Les droits de l’homme sont des normes juridiques, adoptées de leur plein gré par la plupart des pays dans le monde. Certains les considèrent comme étant trop confus pour être mis en pratique, ou simplement comme des aspirations plutôt que des éléments réalistes, mais ces droits offrent en fait un cadre précieux pour guider l’action des gouvernements, déterminer les besoins, influencer la définition des priorités, éclairer l’élaboration des politiques et identifier les mesures grâce auxquelles les progrès peuvent être évalués.

Le cadre normatif qui définit les droits de l’homme a son mot à dire sur la discipline des sciences et technologies (S&T) au service du développement. Il intervient sur des questions telles que la santé et sa garantie pour tous, l’accès à un logement décent, l’alimentation, l’eau et l’hygiène et les progrès scientifiques – qui tous, à leur tour, sont inextricablement liés aux droits tels que l’éducation et la liberté d’information et d’expression.

Les nouveaux droits émergents, tels que les droits à une énergie propre et à la liberté d’Internet, montrent comment le concept de droits de l’homme peut s’adapter à des développements technologiques et à leur sensibilisation croissante.

La mise en pratique des normes des droits de l’homme relève de la responsabilité de tous les organes d’un gouvernement. Dans le même temps, l’industrie, les universités, les organisations non gouvernementales et les particuliers ont des rôles importants à jouer. Les avantages pour le développement sont tangibles.

La conception des programmes

Les droits de l’homme offrent un cadre précieux autour duquel on peut concevoir, mettre en œuvre, contrôler et évaluer des programmes de développement.

Le Solar Electric Light Fund (SELF), un groupe technologique à but non lucratif qui aide les gens à accéder à l’électricité solaire, est un exemple d’organisation qui reconnaît explicitement "l’énergie comme un droit de l’homme".

Les projets de SELF sont développés en fonction des besoins des communautés auprès desquelles il intervient, en mettant l’accent sur la participation et la propriété.

Au Bénin, SELF a été sollicite par un professeur désireux de fournir de l’électricité à des villages hors réseau. Avec la communauté, SELF a mis en place une installation de goutte-à-goutte  alimentée par l’énergie solaire qui permet de pomper l’eau pour les cultures et assurer la sécurité alimentaire, qui est la préoccupation principale de cette communauté.
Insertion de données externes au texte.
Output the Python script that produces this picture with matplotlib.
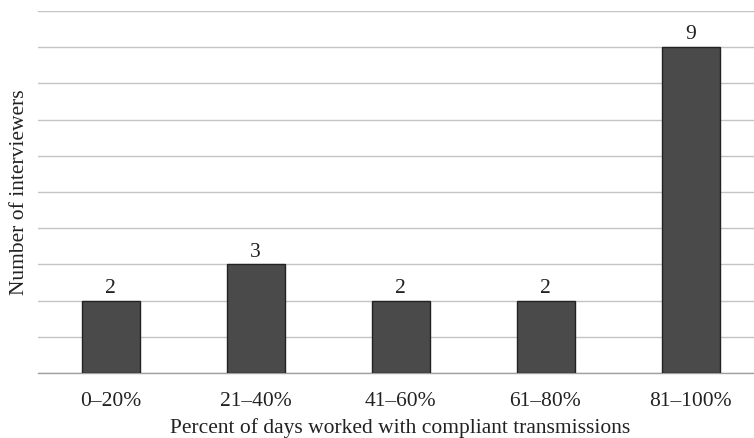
import matplotlib
matplotlib.use('Agg')
from matplotlib import pyplot as plt

# 区间与人数
categories = ['0–20%', '21–40%', '41–60%', '61–80%', '81–100%']
counts = [2, 3, 2, 2, 9]

plt.rcParams['font.family'] = ['Liberation Serif', 'DejaVu Serif']
FS = 15.5

W, H = 754, 438
fig = plt.figure(figsize=(W / 100, H / 100), dpi=100)
ax = fig.add_axes([38 / W, (H - 373) / H, 725 / W, 362 / H])

x = range(len(categories))
bars = ax.bar(x, counts, width=0.4, color='#4a4a4a', edgecolor='#222222', linewidth=1.0, zorder=3)
for b, v in zip(bars, counts):
    ax.text(b.get_x() + b.get_width() / 2, v + 0.08, str(v), ha='center', va='bottom',
            fontsize=FS, color='#222222')

ax.set_xlim(-0.5, 4.5)
ax.set_ylim(0, 10)
ax.set_yticks(range(0, 11))
ax.set_yticklabels([])
ax.tick_params(axis='y', length=0)
ax.set_xticks(list(x))
ax.set_xticklabels(categories, fontsize=FS, color='#222222')
ax.tick_params(axis='x', length=0, pad=13.5)
ax.grid(axis='y', color='#c4c4c4', linewidth=1.0, zorder=0)
for s in ['top', 'right', 'left']:
    ax.spines[s].set_visible(False)
ax.spines['bottom'].set_color('#a0a0a0')
ax.spines['bottom'].set_linewidth(1.0)

ax.set_xlabel('Percent of days worked with compliant transmissions', fontsize=FS, color='#222222', labelpad=5.5)
ax.set_ylabel('Number of interviewers', fontsize=FS, color='#222222', labelpad=3)

fig.savefig('out.png', dpi=100)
Pendant plus de quatre ans, le système a permis aux agriculteurs de cultiver des fruits et légumes pendant la saison sèche de six mois, améliorant ainsi la sécurité alimentaire et l’apport nutritionnel pour eux-mêmes et leurs familles, et fournissant un excédent de produits alimentaires destiné à la vente.

Appui aux politiques

Les droits de l’homme sont souvent inscrits dans les législations et les constitutions nationales, fournissant une base pour une action en justice.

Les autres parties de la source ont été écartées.